The Acampada Sol (the Puerta del Sol encampment, or “occupation”) became a lesson to the world in direct democracy. Protesters not only gathered to stage a permanent sit-in. They organized committees to handle legal issues, health issues, sanitation and food distribution among those living there. They staged general assemblies, and more focused topical assemblies, in which anyone who was present could participate fully. They enacted a form of spontaneous democracy in which no one would be excluded. The only exclusion was exclusion itself.
In Madison, Wisconsin, the actions of a flagrantly autocratic and corrupt governor—who upon taking office immediately began implementing a strategy to sideline the legislative opposition, coordinate legislative action under two brothers running the state’s two legislative chambers, while using their father’s leadership of the state police force to intimidate the families of opponents to his power grab—sparked a statewide citizen uprising, with support from across the US. The Madison movement demanded true democratic process and the early voting out-of-office of the governor and several state legislators for corruption and rights-elimination.
The Occupy movement, whose name, strategy and meaning, took hold of global public consciousness on September 17, 2011, when thousands of protesters sought to occupy the public space in front of the New York Stock Exchange, only to be met with heavily armed National Guardsmen and riot police, enforcing a ban on public use of public space.
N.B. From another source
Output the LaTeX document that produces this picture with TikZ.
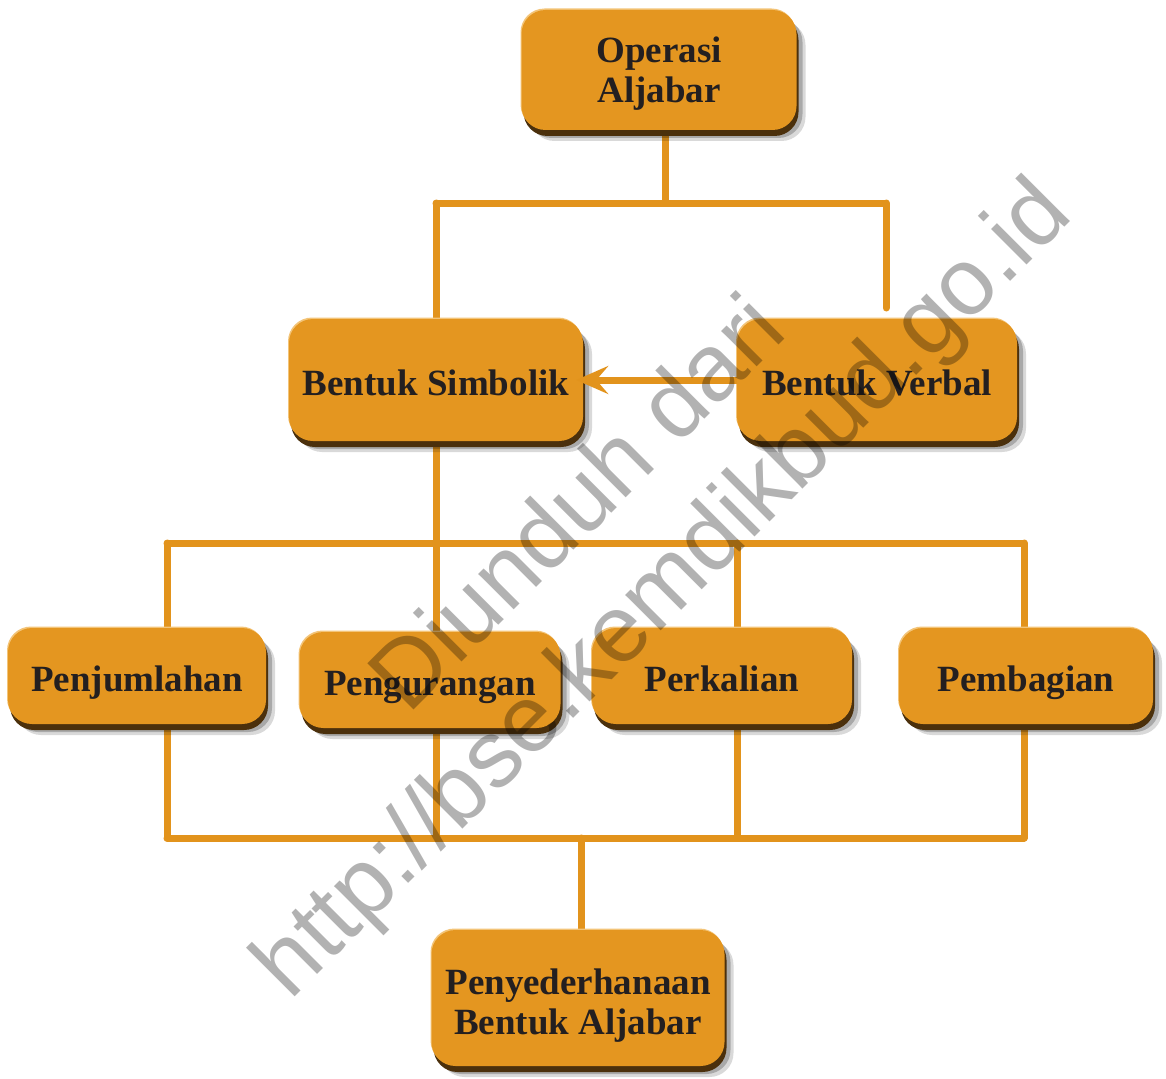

The term “occupy”, to many is simply an outgrowth of the Tahrir Square movement: occupy public space to force the autocrats out of power; but it changed, over the course of 2011, into a more complex conceptual call to action: occupy your mind, your being, your surroundings, with conscientious citizenship. Be the world you want to bring into being; reform by practicing what you aim to see happen.
Citizenship is about informed engagement and responsible participation. It runs through the system and its forthright exercise requires that all public servants live up to the standards of the most sincere and committed among their constituents. No society can prosper in a legitimate, sustained or humane fashion without honoring the inestimable value of citizenship, and the lesson of the last year of citizen uprisings across the world is that this obligation to honor the authority of citizens is inescapable for all public servants at all times.
Power cannot be justified by the urge to silence citizens; power cannot be used to limit democratic liberties, if democracy is to survive; power cannot be used by the servants of the people against the people, if human rights are to be secure in our shared future. To refuse citizenship is a speech act, and it proclaims one’s consent for unaccountable authoritarian action.
Freedom of speech does not mean anything one does or says can be done or said without repercussions: the abdication of one’s authority over those who serve in public office is the abdication of one’s authority as a citizen; tacit support for the accumulation of too much power in too few hands is tacit support for the erosion of one’s own liberties; exclusive use of one’s voice for the denigration or marginalization of others is the limitation and the degradation of one’s own voice, and an erosion of one’s own freedom of speech.
The value of one’s privileges as a full citizen of a free democracy is inestimable. The tendency, over so many decades, to move power away from people and toward the already powerful, now necessitates a conscious reengagement of the citizen in the life of the nation. We can only protect and improve our democracy by exercising in the most informed and conscientious way our role as citizens.